The nation’s official jobless rate has steadily fallen to its present 5.5% as of the last reporting. The Feds say that is at the top of the range policy makers consider to be "full employment." But Janet Yellen, an American economist, and Chair of the Board of Governors of the Federal Reserve System, says the broader unemployment measure, called the U-6 by the Labor Department, is actually 11% as of February.
The figure “definitely shows a less rosy picture,” Yellen told lawmakers last month according to this article in The Wall Street Journal. “We don’t, at this point, in spite of the fact the unemployment rate has come down, don’t feel that we have achieved so-called maximum employment in part for these very reasons.”
Weak wage growth
Wage growth remains weak, a reflection of relatively weak demand for labor.
And a historically small proportion of Americans are actually working or actively looking for jobs.
The broader, 11% figure is elevated over the official unemployment rate because it includes those who have given up looking for work and those stuck in part-time jobs.
Average hourly earnings have grown just 2% over the past year according to the WSJ piece, and the labor-force participation rate is hovering near the lowest levels since the 1970s.
Economists say a tighter labor market would be putting upward pressure on wages, which in turn should draw more Americans back into the job market.
Closing the gap
Economists Andrew Levin, a visiting scholar in the research department at the International Monetary Fund while on leave from his position at the Federal Reserve, and David Blanchflower, a Professor of Economics at Dartmouth, developed what they call the “employment gap.”
That measures unemployment, labor-force participation and underemployment against expectations consistent with full employment.
The pair contend the U.S. economy needs to add about 2.8 million full-time jobs to return to full employment. To do so, employers would need to add jobs in the next 12 months at the same rapid clip it averaged over the past 12 months.
More jobs can't come fast enough for Detroit resident Paul Mann. The WSJ says he is among the employed struggling to make ends meet, working 25 hours a week as a server at an upscale Detroit restaurant, and additional hours as a chair masseur at special events.
He says he would much prefer having one full-time job as opposed to eking out a meager living through several of them. But he told the WSJ he fears he’ll never hold such a job again.

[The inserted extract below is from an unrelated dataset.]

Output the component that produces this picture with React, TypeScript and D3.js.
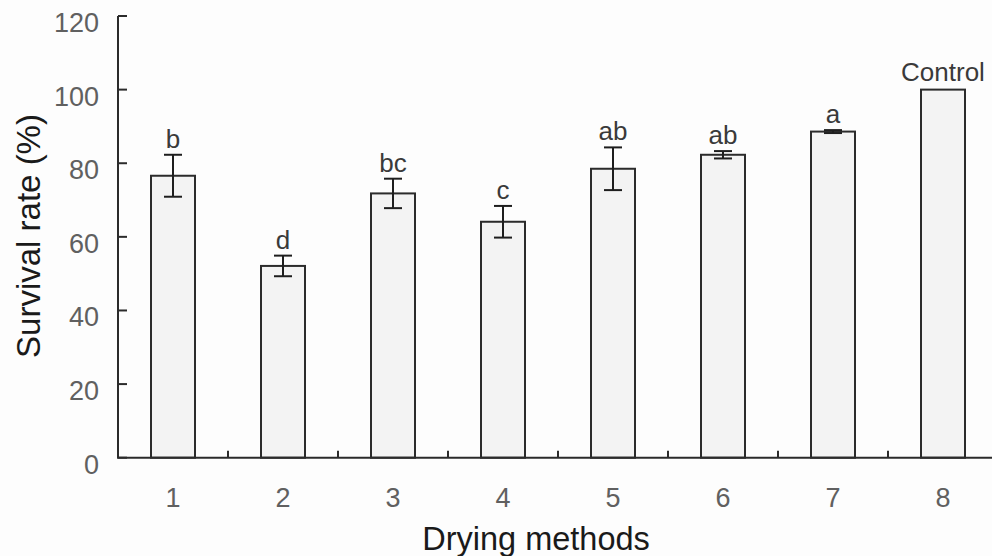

“If I could get a full-time job, even at a call center, with health insurance, I’d take it in a heartbeat,” said the 50-year-old Mann, who recently moved back in to his mother's home. “I didn’t think I’d be struggling like this at my age.”
There may be a little help ahead for workers such as Paul Mann on the wage front. Eventually.
Janet Yellen just held a news conference on Wednesday, saying that she was not going to raise interest rates, something that Wall Street feared.
Fed leaders now forecast unemployment rates in 2016 and 2017 to be a bit below what many view as the long-term sustainable level, which experts say might translate into rising wages for many workers.
In other words, according to The New York Times, "they want to run the economy a little hot for the next couple of years" to help create some wage gains.